## PROVIDED DATA
>> BEGIN
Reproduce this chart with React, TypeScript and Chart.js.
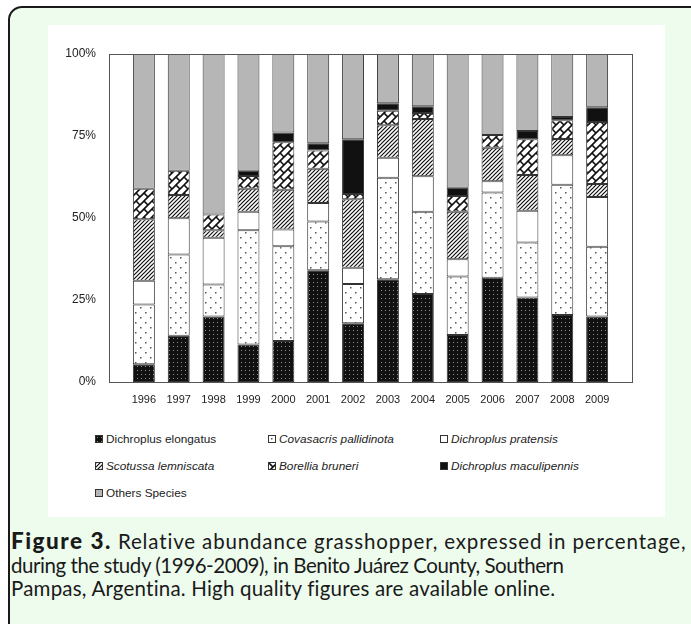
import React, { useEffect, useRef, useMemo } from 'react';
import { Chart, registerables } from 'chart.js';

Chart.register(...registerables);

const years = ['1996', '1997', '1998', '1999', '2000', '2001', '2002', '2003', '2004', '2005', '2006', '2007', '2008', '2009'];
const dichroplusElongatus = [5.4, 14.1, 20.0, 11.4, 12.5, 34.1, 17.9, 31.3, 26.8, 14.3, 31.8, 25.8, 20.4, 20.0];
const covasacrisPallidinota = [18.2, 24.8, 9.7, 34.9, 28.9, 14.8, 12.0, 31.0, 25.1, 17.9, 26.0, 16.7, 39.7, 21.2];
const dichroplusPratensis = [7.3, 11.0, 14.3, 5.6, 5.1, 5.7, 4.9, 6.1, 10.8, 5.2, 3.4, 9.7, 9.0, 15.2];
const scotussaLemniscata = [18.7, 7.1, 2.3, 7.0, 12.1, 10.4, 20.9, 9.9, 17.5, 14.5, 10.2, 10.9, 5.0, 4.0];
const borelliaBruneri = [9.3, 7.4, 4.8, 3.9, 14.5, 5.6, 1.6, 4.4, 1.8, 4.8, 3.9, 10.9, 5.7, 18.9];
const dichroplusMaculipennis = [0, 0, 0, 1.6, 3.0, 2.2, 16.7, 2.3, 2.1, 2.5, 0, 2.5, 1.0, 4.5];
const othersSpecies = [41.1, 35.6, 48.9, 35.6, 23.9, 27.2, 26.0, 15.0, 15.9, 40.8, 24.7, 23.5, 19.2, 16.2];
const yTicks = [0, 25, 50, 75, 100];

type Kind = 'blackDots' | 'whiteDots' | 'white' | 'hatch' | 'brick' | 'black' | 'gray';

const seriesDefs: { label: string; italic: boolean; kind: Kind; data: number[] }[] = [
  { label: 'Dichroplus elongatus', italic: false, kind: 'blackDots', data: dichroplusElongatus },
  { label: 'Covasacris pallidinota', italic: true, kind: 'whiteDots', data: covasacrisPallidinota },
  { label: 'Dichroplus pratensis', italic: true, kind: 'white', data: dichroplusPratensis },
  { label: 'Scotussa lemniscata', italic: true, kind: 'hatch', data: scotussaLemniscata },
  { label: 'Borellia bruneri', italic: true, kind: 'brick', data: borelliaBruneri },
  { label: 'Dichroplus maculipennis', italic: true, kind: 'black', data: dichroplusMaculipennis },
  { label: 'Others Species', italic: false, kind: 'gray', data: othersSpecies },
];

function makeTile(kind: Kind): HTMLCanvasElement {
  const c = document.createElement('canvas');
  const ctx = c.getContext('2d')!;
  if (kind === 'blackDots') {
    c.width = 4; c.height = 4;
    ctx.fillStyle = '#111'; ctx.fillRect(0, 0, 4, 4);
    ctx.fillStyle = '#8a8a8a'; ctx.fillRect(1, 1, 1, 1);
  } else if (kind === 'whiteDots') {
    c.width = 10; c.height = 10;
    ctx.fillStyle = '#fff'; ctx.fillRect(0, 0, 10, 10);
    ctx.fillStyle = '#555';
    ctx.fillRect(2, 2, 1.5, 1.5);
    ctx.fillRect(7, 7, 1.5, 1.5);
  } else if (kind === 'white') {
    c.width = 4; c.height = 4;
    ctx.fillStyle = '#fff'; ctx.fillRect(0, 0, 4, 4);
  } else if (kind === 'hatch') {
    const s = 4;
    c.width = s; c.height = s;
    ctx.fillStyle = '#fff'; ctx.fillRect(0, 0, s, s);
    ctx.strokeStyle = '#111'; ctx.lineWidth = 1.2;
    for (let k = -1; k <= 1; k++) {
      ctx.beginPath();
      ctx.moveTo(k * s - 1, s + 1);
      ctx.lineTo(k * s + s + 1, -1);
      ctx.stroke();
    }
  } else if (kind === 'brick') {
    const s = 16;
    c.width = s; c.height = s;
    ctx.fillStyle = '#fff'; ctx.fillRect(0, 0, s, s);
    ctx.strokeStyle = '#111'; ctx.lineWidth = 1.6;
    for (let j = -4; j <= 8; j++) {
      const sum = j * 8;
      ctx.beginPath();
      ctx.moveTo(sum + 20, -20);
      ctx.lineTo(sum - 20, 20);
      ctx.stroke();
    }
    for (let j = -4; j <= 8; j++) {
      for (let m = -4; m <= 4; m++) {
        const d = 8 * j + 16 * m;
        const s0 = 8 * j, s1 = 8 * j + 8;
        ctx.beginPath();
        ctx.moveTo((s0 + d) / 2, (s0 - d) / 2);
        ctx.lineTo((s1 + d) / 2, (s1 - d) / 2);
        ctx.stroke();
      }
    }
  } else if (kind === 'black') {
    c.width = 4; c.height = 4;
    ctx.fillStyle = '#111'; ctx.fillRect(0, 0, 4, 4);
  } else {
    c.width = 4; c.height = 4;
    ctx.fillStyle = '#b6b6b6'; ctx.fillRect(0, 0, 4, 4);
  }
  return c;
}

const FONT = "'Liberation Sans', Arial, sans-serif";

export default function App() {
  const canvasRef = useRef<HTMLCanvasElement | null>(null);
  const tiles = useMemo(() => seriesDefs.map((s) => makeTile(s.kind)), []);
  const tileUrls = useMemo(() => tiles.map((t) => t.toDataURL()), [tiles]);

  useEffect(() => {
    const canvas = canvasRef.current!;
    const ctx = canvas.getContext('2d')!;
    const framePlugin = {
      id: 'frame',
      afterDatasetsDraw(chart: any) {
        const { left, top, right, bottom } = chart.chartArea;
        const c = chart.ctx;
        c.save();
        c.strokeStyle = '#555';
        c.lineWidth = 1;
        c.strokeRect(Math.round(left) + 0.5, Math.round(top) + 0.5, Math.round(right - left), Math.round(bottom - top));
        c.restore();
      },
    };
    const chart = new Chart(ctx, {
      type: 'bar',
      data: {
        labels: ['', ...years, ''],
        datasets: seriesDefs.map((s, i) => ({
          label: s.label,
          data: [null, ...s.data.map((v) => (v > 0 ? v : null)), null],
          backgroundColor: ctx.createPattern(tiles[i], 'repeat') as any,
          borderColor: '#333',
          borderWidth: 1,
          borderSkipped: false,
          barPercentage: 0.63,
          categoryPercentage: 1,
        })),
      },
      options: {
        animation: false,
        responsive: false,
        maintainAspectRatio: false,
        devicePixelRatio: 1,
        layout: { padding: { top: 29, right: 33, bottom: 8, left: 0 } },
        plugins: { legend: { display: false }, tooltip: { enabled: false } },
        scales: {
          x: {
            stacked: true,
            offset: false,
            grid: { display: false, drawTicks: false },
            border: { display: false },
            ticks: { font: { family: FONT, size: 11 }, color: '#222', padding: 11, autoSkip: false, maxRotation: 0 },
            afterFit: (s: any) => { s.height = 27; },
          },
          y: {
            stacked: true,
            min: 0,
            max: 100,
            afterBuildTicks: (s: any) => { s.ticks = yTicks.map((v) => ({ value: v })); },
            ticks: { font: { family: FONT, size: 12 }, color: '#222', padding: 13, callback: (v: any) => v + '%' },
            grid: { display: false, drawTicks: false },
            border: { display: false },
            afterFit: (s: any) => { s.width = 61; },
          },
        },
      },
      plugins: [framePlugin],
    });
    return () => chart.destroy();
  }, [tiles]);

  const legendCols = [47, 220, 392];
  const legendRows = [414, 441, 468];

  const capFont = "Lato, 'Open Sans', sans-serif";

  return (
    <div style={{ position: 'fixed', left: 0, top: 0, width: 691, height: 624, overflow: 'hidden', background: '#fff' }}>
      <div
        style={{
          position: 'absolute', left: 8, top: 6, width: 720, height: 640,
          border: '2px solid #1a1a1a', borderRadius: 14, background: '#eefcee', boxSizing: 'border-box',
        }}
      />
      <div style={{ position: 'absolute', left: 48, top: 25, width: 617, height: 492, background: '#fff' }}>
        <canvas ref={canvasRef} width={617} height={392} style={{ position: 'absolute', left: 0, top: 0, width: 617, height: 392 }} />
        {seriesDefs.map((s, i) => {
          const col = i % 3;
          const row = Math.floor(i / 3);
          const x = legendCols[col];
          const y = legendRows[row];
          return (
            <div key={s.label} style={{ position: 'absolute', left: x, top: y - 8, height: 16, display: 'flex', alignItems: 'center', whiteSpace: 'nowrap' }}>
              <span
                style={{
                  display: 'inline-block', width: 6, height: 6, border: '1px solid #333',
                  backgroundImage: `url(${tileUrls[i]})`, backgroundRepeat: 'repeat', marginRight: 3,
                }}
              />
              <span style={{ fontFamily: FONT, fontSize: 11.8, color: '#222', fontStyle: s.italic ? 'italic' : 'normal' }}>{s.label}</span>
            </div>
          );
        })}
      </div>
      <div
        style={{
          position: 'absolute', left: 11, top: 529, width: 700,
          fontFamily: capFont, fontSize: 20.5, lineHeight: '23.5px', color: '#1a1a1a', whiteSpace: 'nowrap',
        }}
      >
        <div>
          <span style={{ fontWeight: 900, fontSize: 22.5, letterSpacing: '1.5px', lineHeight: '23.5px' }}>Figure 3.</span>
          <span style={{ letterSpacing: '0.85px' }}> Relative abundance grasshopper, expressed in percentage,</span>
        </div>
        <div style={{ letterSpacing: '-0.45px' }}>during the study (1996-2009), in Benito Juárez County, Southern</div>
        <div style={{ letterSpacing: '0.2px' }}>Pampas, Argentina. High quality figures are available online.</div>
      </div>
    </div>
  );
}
>> END
## PROBLEM TO SOLVE
Skip the pictures, please, and transcribe only the lines from the beginning of the material through the one that contains "Chart.register(...registerables);".

## REPLY
Reproduce this chart with React, TypeScript and Chart.js.
import React, { useEffect, useRef, useMemo } from 'react';
import { Chart, registerables } from 'chart.js';

Chart.register(...registerables);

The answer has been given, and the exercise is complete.